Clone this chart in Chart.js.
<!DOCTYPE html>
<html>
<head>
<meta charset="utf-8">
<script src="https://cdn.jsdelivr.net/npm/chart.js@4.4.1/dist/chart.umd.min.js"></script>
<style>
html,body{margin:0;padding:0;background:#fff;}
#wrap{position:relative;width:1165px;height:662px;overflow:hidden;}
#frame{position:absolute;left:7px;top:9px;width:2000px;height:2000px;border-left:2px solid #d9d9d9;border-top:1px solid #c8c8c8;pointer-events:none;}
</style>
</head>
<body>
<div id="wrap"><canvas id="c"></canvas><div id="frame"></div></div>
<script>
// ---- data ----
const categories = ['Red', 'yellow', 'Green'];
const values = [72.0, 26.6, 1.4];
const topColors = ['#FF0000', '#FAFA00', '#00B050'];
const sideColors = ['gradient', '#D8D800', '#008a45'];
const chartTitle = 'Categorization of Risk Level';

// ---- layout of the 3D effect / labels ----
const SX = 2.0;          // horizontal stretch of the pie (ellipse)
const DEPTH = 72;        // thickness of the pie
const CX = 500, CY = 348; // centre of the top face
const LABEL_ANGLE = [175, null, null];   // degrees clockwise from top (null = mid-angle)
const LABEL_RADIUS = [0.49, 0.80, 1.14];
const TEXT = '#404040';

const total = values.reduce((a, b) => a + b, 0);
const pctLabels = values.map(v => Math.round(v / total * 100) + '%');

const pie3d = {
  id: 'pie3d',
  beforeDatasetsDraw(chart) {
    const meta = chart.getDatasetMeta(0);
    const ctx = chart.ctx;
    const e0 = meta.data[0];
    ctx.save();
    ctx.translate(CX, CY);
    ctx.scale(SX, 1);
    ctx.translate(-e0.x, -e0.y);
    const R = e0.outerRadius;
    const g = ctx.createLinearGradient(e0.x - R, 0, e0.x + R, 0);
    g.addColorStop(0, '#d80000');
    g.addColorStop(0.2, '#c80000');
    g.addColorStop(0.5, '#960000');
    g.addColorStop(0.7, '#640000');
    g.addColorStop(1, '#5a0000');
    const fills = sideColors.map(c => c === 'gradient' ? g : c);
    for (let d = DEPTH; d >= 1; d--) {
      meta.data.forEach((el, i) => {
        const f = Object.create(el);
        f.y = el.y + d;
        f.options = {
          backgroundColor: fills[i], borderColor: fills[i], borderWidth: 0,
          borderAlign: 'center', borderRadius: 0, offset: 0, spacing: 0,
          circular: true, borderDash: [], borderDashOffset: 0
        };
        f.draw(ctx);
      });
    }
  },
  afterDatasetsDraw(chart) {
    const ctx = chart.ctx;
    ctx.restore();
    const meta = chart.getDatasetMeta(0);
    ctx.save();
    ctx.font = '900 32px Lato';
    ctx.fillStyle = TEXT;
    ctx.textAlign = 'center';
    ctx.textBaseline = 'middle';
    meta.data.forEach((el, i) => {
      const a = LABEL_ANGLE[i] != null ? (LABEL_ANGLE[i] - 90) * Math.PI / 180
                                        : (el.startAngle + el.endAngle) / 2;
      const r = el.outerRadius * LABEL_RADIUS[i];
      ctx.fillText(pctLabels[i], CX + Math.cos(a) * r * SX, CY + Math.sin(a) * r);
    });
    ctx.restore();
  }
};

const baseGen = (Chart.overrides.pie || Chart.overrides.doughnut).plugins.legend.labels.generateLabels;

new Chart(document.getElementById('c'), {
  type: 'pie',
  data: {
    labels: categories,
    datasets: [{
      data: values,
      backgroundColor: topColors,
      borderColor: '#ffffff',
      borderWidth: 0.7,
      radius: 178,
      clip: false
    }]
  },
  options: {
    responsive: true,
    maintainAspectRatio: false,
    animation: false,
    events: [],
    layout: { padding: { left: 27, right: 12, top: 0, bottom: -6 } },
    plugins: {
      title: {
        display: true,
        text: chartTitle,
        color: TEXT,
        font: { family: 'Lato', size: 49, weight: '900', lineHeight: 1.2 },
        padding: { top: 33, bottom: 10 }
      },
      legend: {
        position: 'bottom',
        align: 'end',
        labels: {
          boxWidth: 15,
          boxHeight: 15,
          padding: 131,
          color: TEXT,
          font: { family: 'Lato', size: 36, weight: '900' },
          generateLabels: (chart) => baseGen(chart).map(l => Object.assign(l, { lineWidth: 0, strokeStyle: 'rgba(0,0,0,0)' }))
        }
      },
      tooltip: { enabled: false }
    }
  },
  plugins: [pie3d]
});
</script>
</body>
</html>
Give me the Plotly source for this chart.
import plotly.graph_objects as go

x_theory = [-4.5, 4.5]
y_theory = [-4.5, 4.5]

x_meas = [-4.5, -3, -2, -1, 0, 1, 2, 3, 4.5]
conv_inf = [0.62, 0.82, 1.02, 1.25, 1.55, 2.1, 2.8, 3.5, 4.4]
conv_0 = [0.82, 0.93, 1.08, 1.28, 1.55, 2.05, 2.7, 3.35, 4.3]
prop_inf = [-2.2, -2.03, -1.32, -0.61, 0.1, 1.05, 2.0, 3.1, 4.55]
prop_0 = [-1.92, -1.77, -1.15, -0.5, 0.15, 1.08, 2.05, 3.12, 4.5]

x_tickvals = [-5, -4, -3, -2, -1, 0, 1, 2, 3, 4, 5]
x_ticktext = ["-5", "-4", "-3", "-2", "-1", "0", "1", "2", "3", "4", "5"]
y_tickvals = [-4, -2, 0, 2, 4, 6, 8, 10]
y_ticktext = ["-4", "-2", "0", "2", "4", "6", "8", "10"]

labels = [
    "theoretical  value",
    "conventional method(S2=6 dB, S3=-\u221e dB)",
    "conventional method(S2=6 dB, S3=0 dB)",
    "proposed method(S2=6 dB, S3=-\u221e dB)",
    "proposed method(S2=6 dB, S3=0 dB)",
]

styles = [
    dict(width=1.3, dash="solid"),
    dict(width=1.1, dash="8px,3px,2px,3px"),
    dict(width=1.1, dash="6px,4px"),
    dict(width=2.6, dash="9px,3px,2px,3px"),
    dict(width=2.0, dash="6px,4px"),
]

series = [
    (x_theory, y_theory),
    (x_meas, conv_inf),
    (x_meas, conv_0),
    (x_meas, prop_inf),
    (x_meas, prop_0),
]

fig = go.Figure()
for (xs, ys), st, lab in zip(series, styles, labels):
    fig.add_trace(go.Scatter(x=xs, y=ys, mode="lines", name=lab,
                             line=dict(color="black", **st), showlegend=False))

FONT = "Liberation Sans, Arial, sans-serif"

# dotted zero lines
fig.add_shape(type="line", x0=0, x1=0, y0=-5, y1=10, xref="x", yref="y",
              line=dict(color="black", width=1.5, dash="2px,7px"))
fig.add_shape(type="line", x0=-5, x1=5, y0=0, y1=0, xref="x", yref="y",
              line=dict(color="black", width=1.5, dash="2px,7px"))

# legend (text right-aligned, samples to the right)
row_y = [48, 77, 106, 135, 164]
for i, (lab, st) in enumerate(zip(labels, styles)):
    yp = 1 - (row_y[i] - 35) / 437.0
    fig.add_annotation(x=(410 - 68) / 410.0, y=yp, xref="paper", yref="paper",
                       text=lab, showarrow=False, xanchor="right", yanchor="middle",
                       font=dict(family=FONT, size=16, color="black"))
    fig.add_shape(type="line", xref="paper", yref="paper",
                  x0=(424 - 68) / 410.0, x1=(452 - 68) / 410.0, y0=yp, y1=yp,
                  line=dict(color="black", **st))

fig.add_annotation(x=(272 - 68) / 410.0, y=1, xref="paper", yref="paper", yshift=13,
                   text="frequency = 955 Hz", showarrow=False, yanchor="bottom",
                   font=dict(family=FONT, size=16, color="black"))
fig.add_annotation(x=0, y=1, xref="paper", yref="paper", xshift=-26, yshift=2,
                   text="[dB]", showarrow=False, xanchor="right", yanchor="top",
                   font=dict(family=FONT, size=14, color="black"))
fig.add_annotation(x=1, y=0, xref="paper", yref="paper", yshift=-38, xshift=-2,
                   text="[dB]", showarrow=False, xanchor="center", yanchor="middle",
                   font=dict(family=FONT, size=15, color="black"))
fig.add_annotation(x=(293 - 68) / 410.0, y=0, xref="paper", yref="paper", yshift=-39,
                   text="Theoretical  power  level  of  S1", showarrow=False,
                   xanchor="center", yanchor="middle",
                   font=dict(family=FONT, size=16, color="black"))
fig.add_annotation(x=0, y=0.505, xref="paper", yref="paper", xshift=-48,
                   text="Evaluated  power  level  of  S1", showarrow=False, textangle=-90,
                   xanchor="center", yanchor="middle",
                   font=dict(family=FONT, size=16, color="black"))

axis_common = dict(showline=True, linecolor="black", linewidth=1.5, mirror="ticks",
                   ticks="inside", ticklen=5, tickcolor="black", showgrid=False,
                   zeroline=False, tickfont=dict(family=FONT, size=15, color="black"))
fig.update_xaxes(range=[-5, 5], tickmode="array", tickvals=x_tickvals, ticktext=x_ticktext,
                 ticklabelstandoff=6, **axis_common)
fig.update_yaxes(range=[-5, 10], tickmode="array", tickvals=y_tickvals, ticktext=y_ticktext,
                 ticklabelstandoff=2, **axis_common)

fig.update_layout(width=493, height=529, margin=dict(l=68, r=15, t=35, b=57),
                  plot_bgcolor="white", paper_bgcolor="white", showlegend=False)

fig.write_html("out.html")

---

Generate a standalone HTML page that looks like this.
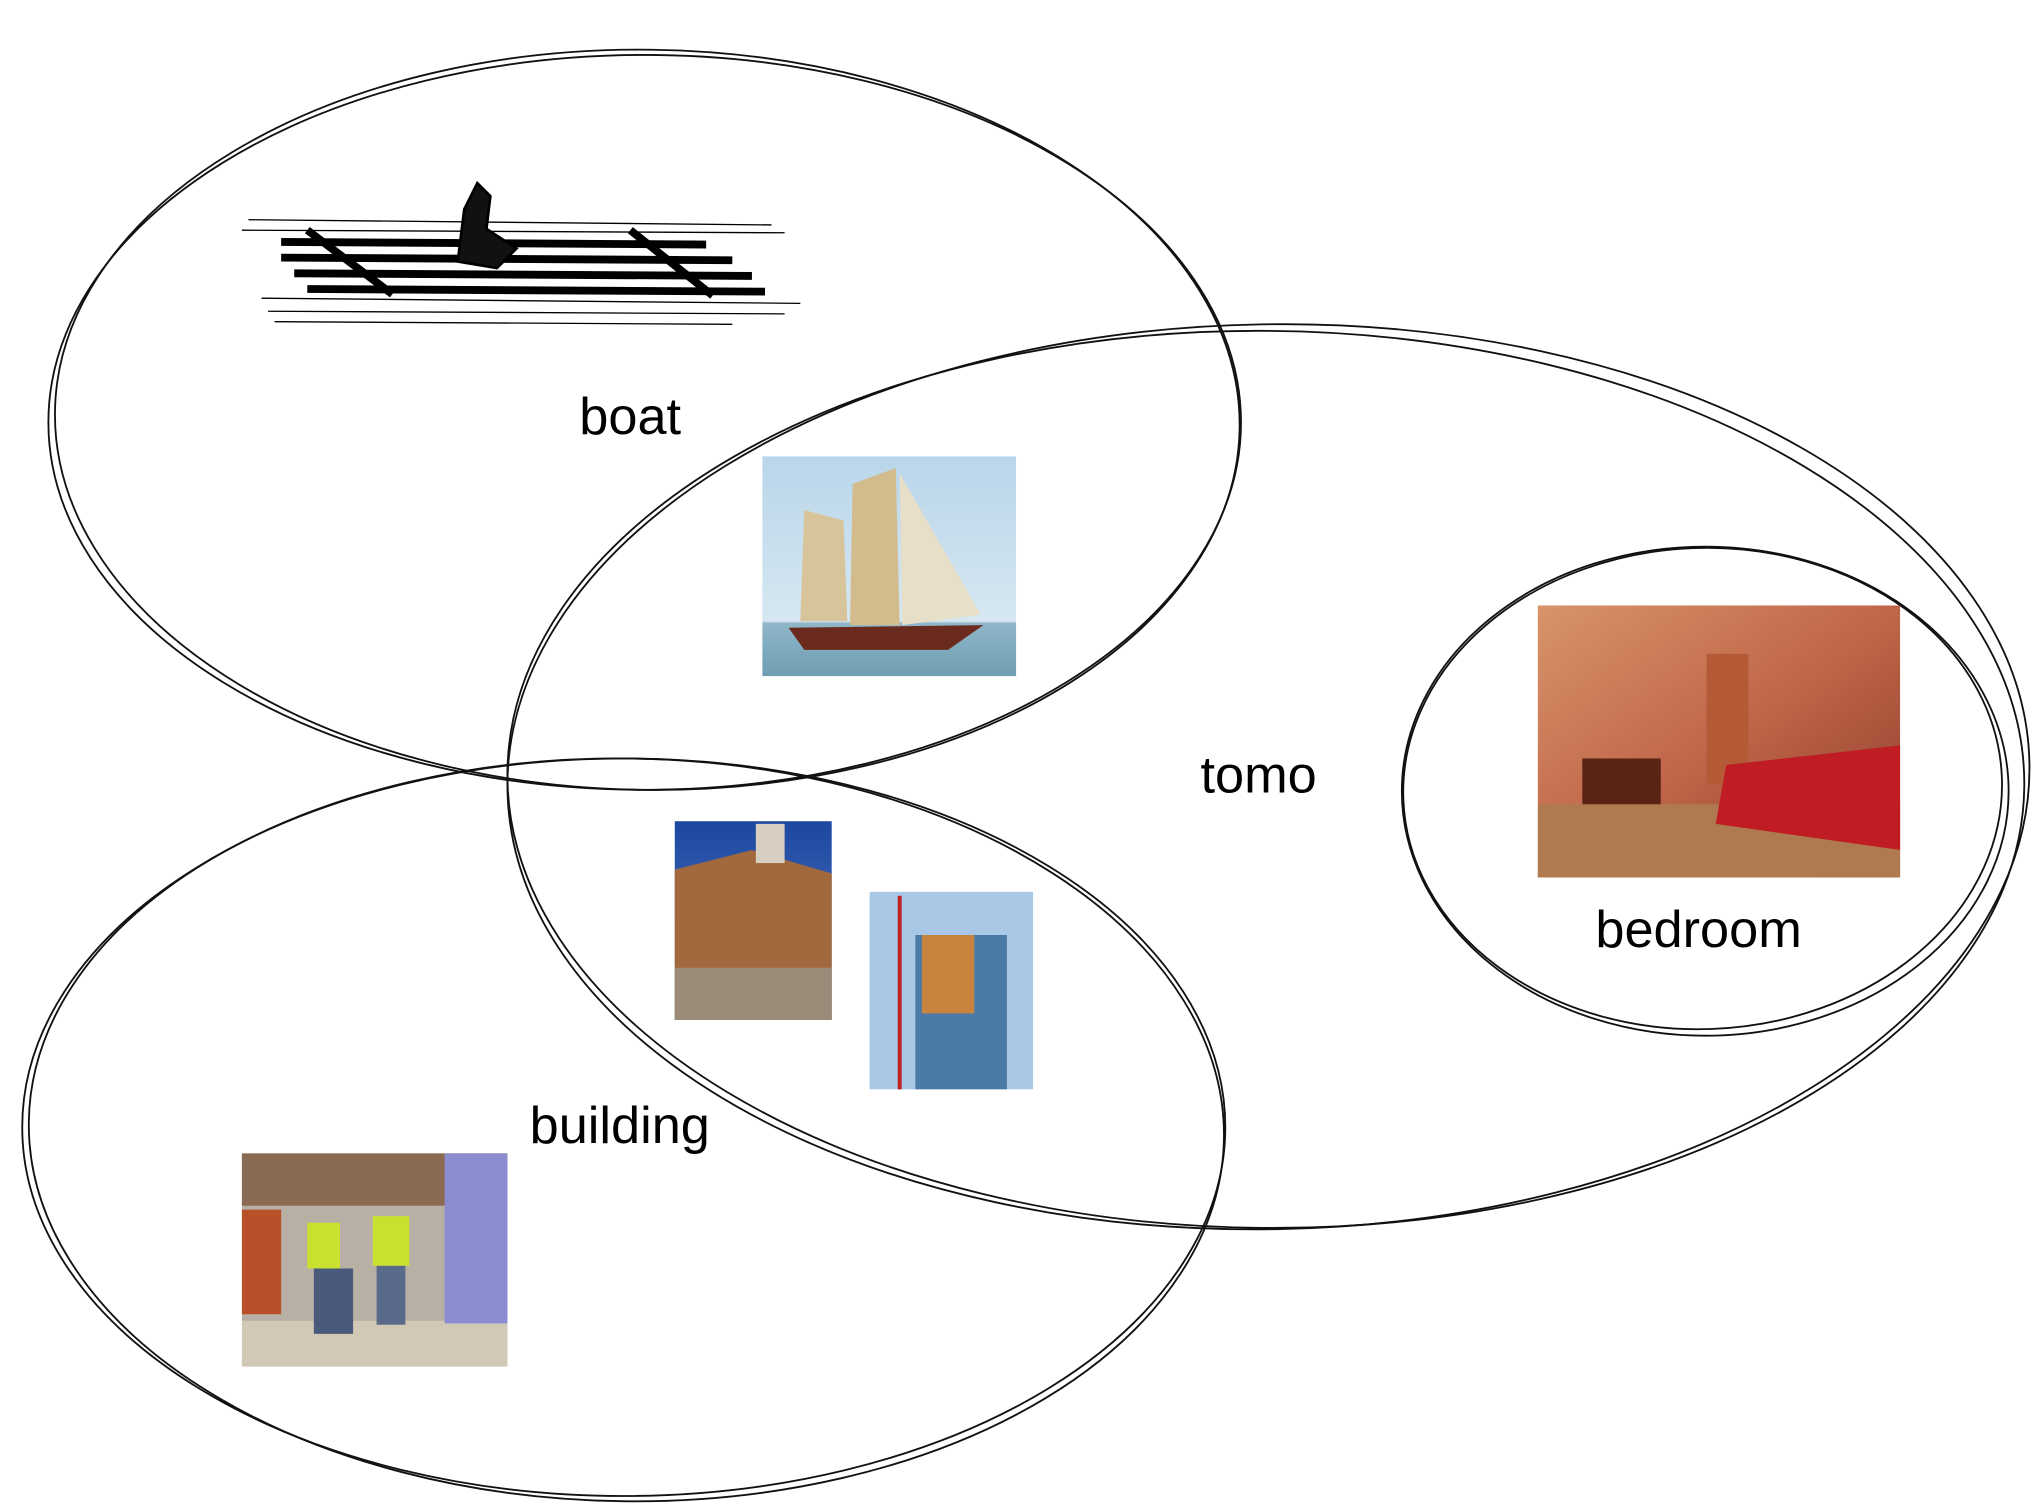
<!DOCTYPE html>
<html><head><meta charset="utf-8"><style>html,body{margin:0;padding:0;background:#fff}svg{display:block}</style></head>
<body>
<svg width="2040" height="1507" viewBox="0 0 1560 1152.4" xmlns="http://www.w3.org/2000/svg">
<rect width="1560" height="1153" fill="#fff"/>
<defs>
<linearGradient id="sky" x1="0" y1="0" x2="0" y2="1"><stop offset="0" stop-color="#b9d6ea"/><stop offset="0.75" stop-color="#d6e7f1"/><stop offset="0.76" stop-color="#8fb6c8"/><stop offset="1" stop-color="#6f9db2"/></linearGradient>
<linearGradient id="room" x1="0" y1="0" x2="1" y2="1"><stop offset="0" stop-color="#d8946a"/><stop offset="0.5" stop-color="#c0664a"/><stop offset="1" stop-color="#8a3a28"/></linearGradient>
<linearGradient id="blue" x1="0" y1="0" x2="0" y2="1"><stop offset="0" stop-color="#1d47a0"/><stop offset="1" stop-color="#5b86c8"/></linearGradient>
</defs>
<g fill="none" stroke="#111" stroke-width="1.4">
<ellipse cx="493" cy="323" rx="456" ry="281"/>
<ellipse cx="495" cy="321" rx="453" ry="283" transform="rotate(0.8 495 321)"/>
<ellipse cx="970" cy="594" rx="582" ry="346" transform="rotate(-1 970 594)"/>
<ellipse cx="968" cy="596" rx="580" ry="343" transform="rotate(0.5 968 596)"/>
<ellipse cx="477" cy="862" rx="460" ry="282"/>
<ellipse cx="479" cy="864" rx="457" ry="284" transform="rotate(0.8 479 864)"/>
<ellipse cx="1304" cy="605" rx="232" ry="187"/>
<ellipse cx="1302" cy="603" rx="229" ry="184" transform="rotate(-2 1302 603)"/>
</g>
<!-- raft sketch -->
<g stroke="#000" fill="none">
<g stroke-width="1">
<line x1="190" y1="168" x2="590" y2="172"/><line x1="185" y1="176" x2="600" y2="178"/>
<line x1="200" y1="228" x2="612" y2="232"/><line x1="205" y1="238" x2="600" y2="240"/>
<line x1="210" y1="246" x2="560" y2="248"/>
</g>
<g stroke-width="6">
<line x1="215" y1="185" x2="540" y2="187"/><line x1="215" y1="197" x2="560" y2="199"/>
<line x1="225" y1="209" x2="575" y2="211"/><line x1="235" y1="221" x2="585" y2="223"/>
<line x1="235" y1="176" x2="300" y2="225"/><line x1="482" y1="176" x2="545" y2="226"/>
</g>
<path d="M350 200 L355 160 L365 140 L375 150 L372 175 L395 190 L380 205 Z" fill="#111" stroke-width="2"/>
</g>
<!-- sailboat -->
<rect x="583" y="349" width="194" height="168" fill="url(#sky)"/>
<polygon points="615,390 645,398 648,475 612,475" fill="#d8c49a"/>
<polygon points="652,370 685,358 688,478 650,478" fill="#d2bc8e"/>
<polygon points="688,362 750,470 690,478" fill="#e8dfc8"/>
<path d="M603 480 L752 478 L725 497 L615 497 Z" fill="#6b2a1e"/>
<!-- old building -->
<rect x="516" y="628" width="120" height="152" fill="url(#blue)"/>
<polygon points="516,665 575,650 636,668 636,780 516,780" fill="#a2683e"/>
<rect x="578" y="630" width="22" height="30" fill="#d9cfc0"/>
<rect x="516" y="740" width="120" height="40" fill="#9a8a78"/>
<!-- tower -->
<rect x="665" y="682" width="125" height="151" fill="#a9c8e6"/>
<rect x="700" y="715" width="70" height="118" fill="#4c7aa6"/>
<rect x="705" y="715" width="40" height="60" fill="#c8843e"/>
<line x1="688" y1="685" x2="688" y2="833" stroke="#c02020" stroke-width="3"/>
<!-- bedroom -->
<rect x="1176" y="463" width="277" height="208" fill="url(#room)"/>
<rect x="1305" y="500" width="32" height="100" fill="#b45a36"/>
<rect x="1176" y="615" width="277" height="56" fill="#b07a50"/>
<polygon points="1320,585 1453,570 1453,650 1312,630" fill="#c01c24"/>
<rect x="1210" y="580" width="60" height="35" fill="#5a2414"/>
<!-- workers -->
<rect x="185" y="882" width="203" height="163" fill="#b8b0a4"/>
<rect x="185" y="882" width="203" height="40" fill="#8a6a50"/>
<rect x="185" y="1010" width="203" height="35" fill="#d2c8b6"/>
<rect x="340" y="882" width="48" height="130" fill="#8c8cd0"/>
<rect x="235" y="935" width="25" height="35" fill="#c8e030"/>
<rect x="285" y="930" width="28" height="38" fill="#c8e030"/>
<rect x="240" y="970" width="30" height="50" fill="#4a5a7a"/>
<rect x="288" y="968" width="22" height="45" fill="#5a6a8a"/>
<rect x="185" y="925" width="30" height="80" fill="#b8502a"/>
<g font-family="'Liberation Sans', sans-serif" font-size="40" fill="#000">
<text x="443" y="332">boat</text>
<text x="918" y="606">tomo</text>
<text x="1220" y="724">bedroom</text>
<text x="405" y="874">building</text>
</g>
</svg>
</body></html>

### Challenge
Output only the lines from the one containing "Clone this chart in Chart.js." through the one containing "const pctLabels = values.map(v", inclusive, exactly as written.

### Solution to this exercise
Clone this chart in Chart.js.
<!DOCTYPE html>
<html>
<head>
<meta charset="utf-8">
<script src="https://cdn.jsdelivr.net/npm/chart.js@4.4.1/dist/chart.umd.min.js"></script>
<style>
html,body{margin:0;padding:0;background:#fff;}
#wrap{position:relative;width:1165px;height:662px;overflow:hidden;}
#frame{position:absolute;left:7px;top:9px;width:2000px;height:2000px;border-left:2px solid #d9d9d9;border-top:1px solid #c8c8c8;pointer-events:none;}
</style>
</head>
<body>
<div id="wrap"><canvas id="c"></canvas><div id="frame"></div></div>
<script>
// ---- data ----
const categories = ['Red', 'yellow', 'Green'];
const values = [72.0, 26.6, 1.4];
const topColors = ['#FF0000', '#FAFA00', '#00B050'];
const sideColors = ['gradient', '#D8D800', '#008a45'];
const chartTitle = 'Categorization of Risk Level';

// ---- layout of the 3D effect / labels ----
const SX = 2.0;          // horizontal stretch of the pie (ellipse)
const DEPTH = 72;        // thickness of the pie
const CX = 500, CY = 348; // centre of the top face
const LABEL_ANGLE = [175, null, null];   // degrees clockwise from top (null = mid-angle)
const LABEL_RADIUS = [0.49, 0.80, 1.14];
const TEXT = '#404040';

const total = values.reduce((a, b) => a + b, 0);
const pctLabels = values.map(v => Math.round(v / total * 100) + '%');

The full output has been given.